[START OF EXTRACTED INFORMATION]
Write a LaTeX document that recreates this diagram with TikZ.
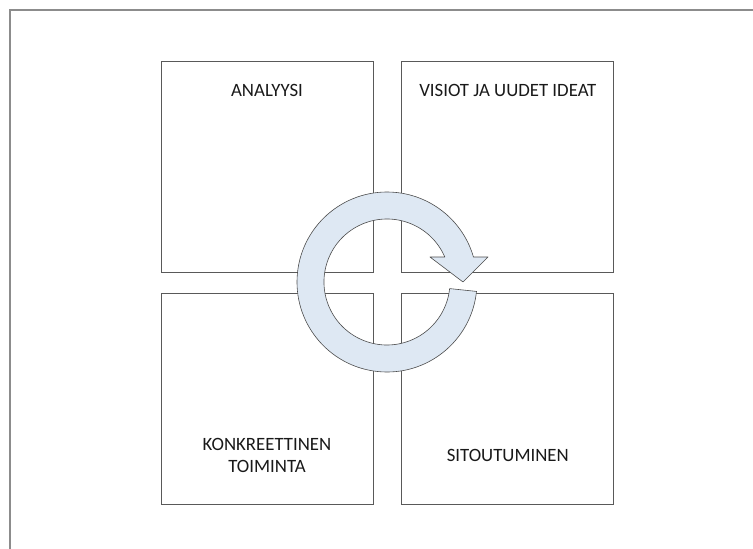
\documentclass[tikz,border=0pt]{standalone}
\usepackage{fontspec}
\setmainfont{Carlito}
\usepackage{tikz}
\usetikzlibrary{positioning,calc}

\definecolor{cycfill}{RGB}{222,232,243}

\begin{document}
\begin{tikzpicture}[
  x=1pt, y=1pt,
  font=\fontsize{18.8}{21.7}\selectfont,
  node distance=21pt and 28pt,
  quad/.style={
    rectangle, draw=black!65, line width=0.8pt,
    minimum width=212pt, minimum height=211pt, inner sep=0pt
  },
  lbl/.style={align=center, text=black!90},
  frame/.style={draw=black!45, line width=1.3pt},
  cyc/.style={fill=cycfill, draw=black!70, line width=0.6pt, line join=round}
]
\useasboundingbox (0,0) rectangle (753,-549);

% --- Page frame (only top and left edge show) ---
\draw[frame] (10,-549) -- (10,-10) -- (753,-10);

% --- Four quadrants ---
\node[quad] (ana) at (267,-166.5) {};
\node[quad, right=of ana] (vis) {};
\node[quad, below=of ana] (kon) {};
\node[quad, below=of vis] (sit) {};

% --- Quadrant texts ---
\node[lbl] (ana-t) at ([yshift=-30pt]ana.north) {ANALYYSI};
\node[lbl] (vis-t) at ([yshift=-30pt]vis.north) {VISIOT JA UUDET IDEAT};
\node[lbl] (kon-t) at ([yshift=50pt]kon.south) {KONKREETTINEN\\TOIMINTA};
\node[lbl] (sit-t) at ([yshift=50pt]sit.south) {SITOUTUMINEN};

% --- Cycle arrow over the middle ---
\coordinate (mid) at (387,-282);
\draw[cyc] ($(mid)+(-6:90)$) arc[start angle=-6, end angle=-343.87, radius=90pt]
  -- ($(mid)+(101,25)$) -- ($(mid)+(76,0)$) -- ($(mid)+(43,25)$) -- ($(mid)+(57.8,25)$)
  arc[start angle=23.38, end angle=354, radius=63pt] -- cycle;

\end{tikzpicture}
\end{document}
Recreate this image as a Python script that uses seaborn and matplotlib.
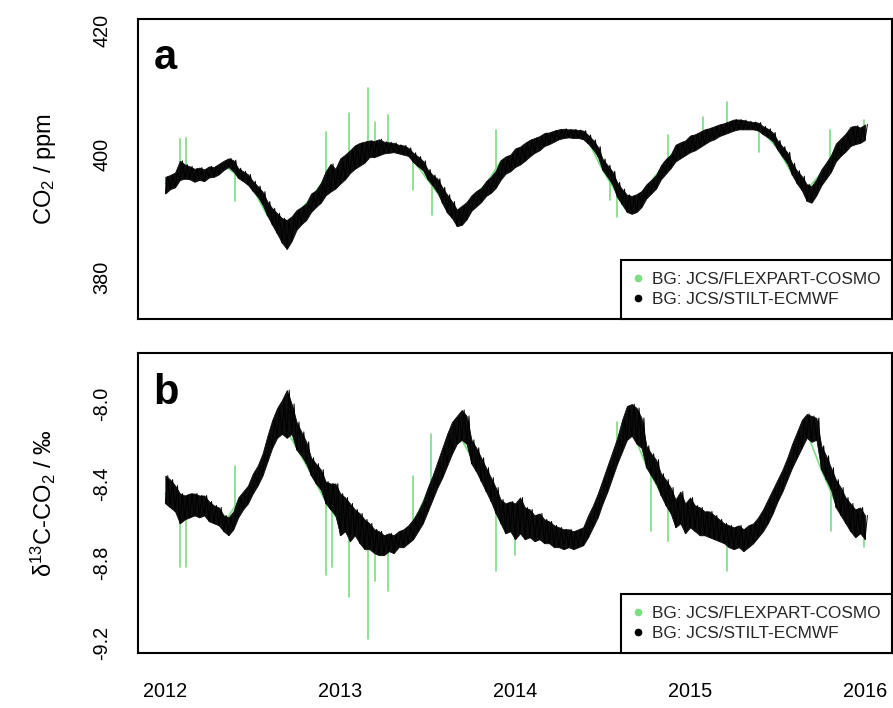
import numpy as np
import pandas as pd
import matplotlib
matplotlib.use("Agg")
import matplotlib.pyplot as plt
import seaborn as sns
from matplotlib.lines import Line2D

# ---------------- data ----------------
# STILT-ECMWF background: lower / upper edge of the hourly band,
# 3 readings per month (days ~1, 11, 21), Jan 2012 .. Jan 2016
co2_stilt_lo = [
    393.6, 394.3, 394.6, 395.8, 396.0, 395.9, 395.5, 395.8, 395.6, 396.2, 396.3, 396.7,
    397.4, 397.9, 397.2, 396.1, 395.6, 395.0, 394.0, 393.1, 391.8, 390.0, 388.5, 387.1,
    385.6, 384.6, 385.9, 387.7, 388.6, 389.3, 390.6, 391.4, 392.1, 393.3, 393.9, 394.4,
    395.2, 395.9, 396.9, 397.6, 398.1, 398.6, 399.5, 399.5, 399.8, 400.1, 400.2, 400.3,
    400.1, 399.9, 399.7, 398.7, 398.0, 397.4, 395.9, 394.9, 393.8, 392.0, 390.5, 389.6,
    388.3, 388.5, 389.4, 390.8, 391.5, 392.2, 393.2, 393.7, 394.5, 395.8, 396.8, 397.2,
    397.9, 398.3, 398.9, 399.6, 400.2, 400.6, 401.3, 401.6, 402.0, 402.4, 402.6, 402.7,
    402.6, 402.6, 402.4, 401.7, 400.8, 399.6, 397.4, 396.3, 395.1, 393.0, 391.8, 390.6,
    390.3, 390.6, 391.4, 392.8, 393.6, 394.4, 395.9, 396.8, 397.7, 398.8, 399.3, 399.8,
    400.3, 400.6, 401.1, 401.6, 402.1, 402.4, 402.9, 403.2, 403.5, 403.8, 404.0, 404.0,
    404.0, 404.0, 403.8, 403.2, 402.7, 402.1, 400.7, 399.6, 398.5, 396.6, 395.2, 394.1,
    392.4, 392.1, 393.3, 394.9, 396.0, 397.1, 398.8, 399.7, 400.4, 401.3, 401.6, 401.8,
    402.3,
]
co2_stilt_hi = [
    396.3, 396.6, 397.0, 398.9, 398.3, 398.0, 397.6, 397.8, 397.5, 398.0, 397.9, 398.4,
    398.9, 399.3, 399.0, 397.7, 397.2, 396.7, 395.6, 394.8, 393.9, 392.3, 391.2, 390.4,
    389.6, 389.3, 389.9, 390.9, 391.4, 392.0, 393.6, 394.1, 395.3, 397.2, 398.4, 397.6,
    399.3, 399.9, 400.6, 401.4, 401.8, 402.0, 402.2, 402.1, 402.4, 402.0, 401.9, 401.8,
    401.5, 401.4, 401.0, 400.2, 399.6, 398.9, 397.5, 396.6, 396.0, 394.6, 393.4, 392.3,
    391.0, 391.6, 392.2, 393.3, 394.0, 394.5, 395.6, 396.3, 397.3, 399.0, 399.6, 399.9,
    400.9, 401.2, 401.8, 402.3, 402.6, 402.9, 403.4, 403.5, 403.8, 404.0, 404.1, 404.0,
    404.0, 403.9, 403.8, 403.1, 402.3, 401.2, 399.2, 398.2, 397.2, 395.4, 394.3, 393.4,
    393.2, 393.5, 394.0, 395.1, 395.8, 396.6, 398.2, 399.2, 399.9, 401.5, 401.9, 402.2,
    403.0, 403.2, 403.6, 404.0, 404.2, 404.5, 404.8, 405.0, 405.3, 405.6, 405.6, 405.5,
    405.3, 405.2, 405.1, 404.5, 404.1, 403.5, 402.2, 401.2, 400.3, 398.5, 397.3, 396.4,
    395.1, 394.8, 395.9, 397.5, 398.6, 399.8, 401.7, 402.5, 403.3, 404.4, 404.6, 404.3,
    404.8,
]
d13c_stilt_lo = [
    -8.50, -8.52, -8.54, -8.60, -8.58, -8.57, -8.56, -8.57, -8.56, -8.59, -8.60, -8.61,
    -8.64, -8.66, -8.63, -8.57, -8.53, -8.50, -8.45, -8.41, -8.36, -8.29, -8.22, -8.17,
    -8.15, -8.17, -8.15, -8.23, -8.26, -8.30, -8.36, -8.40, -8.43, -8.50, -8.53, -8.56,
    -8.66, -8.64, -8.69, -8.66, -8.70, -8.73, -8.73, -8.75, -8.76, -8.76, -8.74, -8.75,
    -8.72, -8.72, -8.70, -8.68, -8.64, -8.60, -8.54, -8.48, -8.42, -8.37, -8.31, -8.25,
    -8.20, -8.18, -8.20, -8.30, -8.34, -8.39, -8.44, -8.49, -8.55, -8.60, -8.65, -8.64,
    -8.68, -8.65, -8.68, -8.67, -8.69, -8.68, -8.70, -8.70, -8.72, -8.72, -8.73, -8.72,
    -8.73, -8.72, -8.71, -8.67, -8.62, -8.57, -8.50, -8.44, -8.37, -8.30, -8.24, -8.18,
    -8.16, -8.20, -8.22, -8.32, -8.36, -8.40, -8.46, -8.51, -8.55, -8.62, -8.60, -8.65,
    -8.62, -8.64, -8.66, -8.66, -8.67, -8.68, -8.69, -8.70, -8.72, -8.73, -8.72, -8.74,
    -8.72, -8.70, -8.67, -8.64, -8.60, -8.55, -8.49, -8.44, -8.38, -8.32, -8.27, -8.22,
    -8.17, -8.19, -8.18, -8.33, -8.38, -8.43, -8.52, -8.56, -8.60, -8.64, -8.67, -8.65,
    -8.68,
]
d13c_stilt_hi = [
    -8.36, -8.38, -8.41, -8.45, -8.46, -8.45, -8.45, -8.46, -8.46, -8.49, -8.51, -8.52,
    -8.56, -8.57, -8.54, -8.47, -8.44, -8.41, -8.35, -8.31, -8.25, -8.16, -8.08, -8.02,
    -7.98, -7.93, -8.00, -8.09, -8.14, -8.19, -8.27, -8.30, -8.33, -8.39, -8.40, -8.40,
    -8.45, -8.47, -8.50, -8.53, -8.55, -8.58, -8.60, -8.63, -8.64, -8.66, -8.65, -8.66,
    -8.64, -8.63, -8.61, -8.58, -8.54, -8.49, -8.42, -8.36, -8.29, -8.22, -8.15, -8.09,
    -8.06, -8.03, -8.06, -8.18, -8.22, -8.27, -8.32, -8.37, -8.42, -8.48, -8.50, -8.49,
    -8.50, -8.47, -8.52, -8.53, -8.56, -8.55, -8.58, -8.59, -8.61, -8.62, -8.63, -8.63,
    -8.64, -8.63, -8.62, -8.56, -8.51, -8.45, -8.38, -8.31, -8.24, -8.17, -8.08, -8.01,
    -8.00, -8.02, -8.07, -8.21, -8.25, -8.28, -8.35, -8.38, -8.42, -8.48, -8.44, -8.50,
    -8.47, -8.51, -8.52, -8.54, -8.54, -8.56, -8.58, -8.60, -8.61, -8.62, -8.61, -8.63,
    -8.61, -8.60, -8.57, -8.53, -8.48, -8.43, -8.38, -8.33, -8.27, -8.20, -8.14, -8.08,
    -8.05, -8.06, -8.07, -8.21, -8.26, -8.32, -8.38, -8.42, -8.47, -8.50, -8.53, -8.52,
    -8.56,
]
# FLEXPART-COSMO background: monthly readings, Jan 2012 .. Jan 2016
co2_flex_monthly = [
    395.2, 397.5, 396.5, 397.2, 398.3, 396.4, 394.4, 390.0, 387.9, 390.2, 392.9, 396.2,
    397.8, 400.2, 401.3, 401.5, 401.2, 399.0, 395.8, 392.6, 389.9, 392.9, 395.1, 398.8,
    399.9, 401.5, 402.7, 403.5, 403.6, 402.1, 397.4, 393.5, 391.4, 394.6, 397.6, 400.7,
    402.0, 403.2, 404.2, 405.0, 404.9, 403.6, 400.9, 396.8, 394.2, 396.9, 400.9, 403.3,
    403.9,
]
d13c_flex_monthly = [
    -8.45, -8.53, -8.50, -8.56, -8.60, -8.49, -8.40, -8.20, -8.09, -8.22, -8.35, -8.49,
    -8.60, -8.62, -8.68, -8.71, -8.68, -8.60, -8.44, -8.29, -8.13, -8.27, -8.42, -8.58,
    -8.62, -8.62, -8.65, -8.68, -8.68, -8.60, -8.41, -8.22, -8.13, -8.31, -8.45, -8.58,
    -8.57, -8.60, -8.65, -8.68, -8.66, -8.60, -8.42, -8.26, -8.14, -8.33, -8.50, -8.58,
    -8.63,
]
# FLEXPART-COSMO short excursions: month since Jan 2012, base level, extreme value
co2_flex_spike_month = [1.0, 1.4, 4.8, 11.0, 12.6, 13.9, 14.4, 15.3, 17.0, 18.3, 22.7,
                        30.5, 31.0, 34.5, 36.9, 38.5, 40.7, 45.6, 47.9]
co2_flex_spike_base = [397.5, 397.2, 397.0, 396.2, 398.8, 401.0, 401.3, 401.4, 399.0, 395.4, 397.8,
                       396.0, 393.5, 399.0, 403.0, 404.6, 404.0, 398.5, 403.6]
co2_flex_spike_value = [402.5, 402.6, 392.3, 403.6, 406.6, 410.7, 405.2, 406.3, 394.2, 390.1, 403.9,
                        392.5, 389.8, 403.1, 406.0, 408.5, 400.4, 403.9, 405.5]
d13c_flex_spike_month = [1.0, 1.4, 4.8, 11.0, 11.4, 12.6, 13.9, 14.4, 15.3, 17.0, 18.2, 22.7,
                         24.0, 31.0, 33.3, 34.5, 38.5, 45.7, 47.9]
d13c_flex_spike_base = [-8.53, -8.52, -8.52, -8.49, -8.53, -8.61, -8.67, -8.69, -8.71, -8.60, -8.42, -8.53,
                        -8.62, -8.22, -8.35, -8.50, -8.66, -8.40, -8.62]
d13c_flex_spike_value = [-8.82, -8.82, -8.31, -8.86, -8.82, -8.97, -9.18, -8.89, -8.94, -8.36, -8.15, -8.84,
                         -8.76, -8.09, -8.64, -8.69, -8.84, -8.64, -8.72]

year_ticks = [2012, 2013, 2014, 2015, 2016]
legend_labels = ["BG: JCS/FLEXPART-COSMO", "BG: JCS/STILT-ECMWF"]
GREEN = "#7CDD84"

# ---------------- build tables ----------------
t_fine = 2012 + np.arange(len(co2_stilt_lo)) / 36.0
t_month = 2012 + np.arange(len(co2_flex_monthly)) / 12.0


def band_table(lo, hi):
    # hourly band drawn as a min/max trace: low edge, then high edge half a step later
    t = np.empty(2 * len(lo))
    v = np.empty(2 * len(lo))
    t[0::2] = t_fine
    t[1::2] = t_fine + 1 / 72.0
    v[0::2] = lo
    v[1::2] = hi
    return pd.DataFrame({"t": t, "v": v})


def spike_table(months, base, value):
    rows = []
    for i, (m, b, v) in enumerate(zip(months, base, value)):
        rows.append({"id": i, "k": 0, "t": 2012 + m / 12.0, "v": b})
        rows.append({"id": i, "k": 1, "t": 2012 + m / 12.0, "v": v})
    return pd.DataFrame(rows)


co2_st = band_table(co2_stilt_lo, co2_stilt_hi)
d13c_st = band_table(d13c_stilt_lo, d13c_stilt_hi)
co2_fl = pd.DataFrame({"t": t_month, "v": co2_flex_monthly})
d13c_fl = pd.DataFrame({"t": t_month, "v": d13c_flex_monthly})
co2_sp = spike_table(co2_flex_spike_month, co2_flex_spike_base, co2_flex_spike_value)
d13c_sp = spike_table(d13c_flex_spike_month, d13c_flex_spike_base, d13c_flex_spike_value)

# ---------------- style ----------------
sns.set_theme(style="white")
plt.rcParams["font.family"] = ["Liberation Sans", "DejaVu Sans"]
plt.rcParams["mathtext.fontset"] = "custom"
plt.rcParams["mathtext.rm"] = "Liberation Sans"
plt.rcParams["mathtext.it"] = "Liberation Sans:italic"
plt.rcParams["mathtext.bf"] = "Liberation Sans:bold"
plt.rcParams["axes.unicode_minus"] = False

fig = plt.figure(figsize=(8.93, 7.08), dpi=100)
W = 0.845
ax_a = fig.add_axes([0.1542, 0.549, W, 0.4237])
ax_b = fig.add_axes([0.1542, 0.0777, W, 0.4241])

panels = [
    (ax_a, co2_fl, co2_sp, co2_st, co2_stilt_lo, co2_stilt_hi, (373.19, 421.85),
     [380, 390, 400, 410, 420], ["380", "", "400", "", "420"], "CO$_2$ / ppm", "a", 0.834),
    (ax_b, d13c_fl, d13c_sp, d13c_st, d13c_stilt_lo, d13c_stilt_hi, (-9.252, -7.742),
     [-9.2, -9.0, -8.8, -8.6, -8.4, -8.2, -8.0, -7.8],
     ["-9.2", "", "-8.8", "", "-8.4", "", "-8.0", ""],
     "δ$^{13}$C-CO$_2$ / ‰", "b", 0.830),
]

for ax, fl, sp, st, lo, hi, ylim, yt, ytl, ylab, letter, ly in panels:
    sns.lineplot(data=fl, x="t", y="v", ax=ax, color=GREEN, lw=1.2, zorder=1,
                 estimator=None, sort=False, legend=False)
    sns.lineplot(data=sp, x="t", y="v", units="id", ax=ax, color=GREEN, lw=1.2,
                 zorder=1, estimator=None, sort=False, legend=False)
    ax.fill_between(t_fine, lo, hi, facecolor="#0d0d0d", edgecolor="#0d0d0d",
                    alpha=1.0, lw=0.6, zorder=1.5)
    sns.lineplot(data=st, x="t", y="v", ax=ax, color="black", lw=0.7, zorder=2,
                 estimator=None, sort=False, legend=False)
    ax.set_xlim(2011.842, 2016.156)
    ax.set_ylim(*ylim)
    ax.set_xticks(year_ticks)
    ax.set_yticks(yt)
    ax.set_yticklabels(ytl, rotation=90, va="center")
    ax.tick_params(axis="both", direction="out", length=10, width=1.2,
                   color="black", labelsize=14.3, labelcolor="black")
    ax.tick_params(axis="y", pad=9)
    ax.tick_params(axis="x", pad=11)
    ax.set_xlabel("")
    ax.set_ylabel(ylab, fontsize=17, color="black")
    ax.yaxis.set_label_coords(-0.106, 0.5)
    for s in ax.spines.values():
        s.set_color("black")
        s.set_linewidth(1.5)
        s.set_visible(True)
    ax.text(0.021, ly, letter, transform=ax.transAxes, fontsize=30,
            fontweight="bold", va="baseline", ha="left", color="black")
    handles = [
        Line2D([], [], ls="none", marker="o", ms=4.5, color=GREEN, mec=GREEN),
        Line2D([], [], ls="none", marker="o", ms=4.5, color="black", mec="black"),
    ]
    leg = ax.legend(handles, legend_labels, loc="lower right", borderaxespad=0,
                    fontsize=12.4, frameon=True, fancybox=False, framealpha=1,
                    borderpad=0.7, handlelength=0.5, handletextpad=0.55,
                    labelspacing=0.3)
    leg.get_frame().set_edgecolor("black")
    leg.get_frame().set_linewidth(1.5)

ax_a.set_xticklabels([])
ax_b.set_xticklabels([str(y) for y in year_ticks])

fig.savefig("out.png", dpi=100, facecolor="white")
[END OF EXTRACTED INFORMATION]
*WHAT IS EXPECTED:*
Every line containing the string "that" must be listed.

*SOLUTION TO THIS PROBLEM:*
Write a LaTeX document that recreates this diagram with TikZ.
Recreate this image as a Python script that uses seaborn and matplotlib.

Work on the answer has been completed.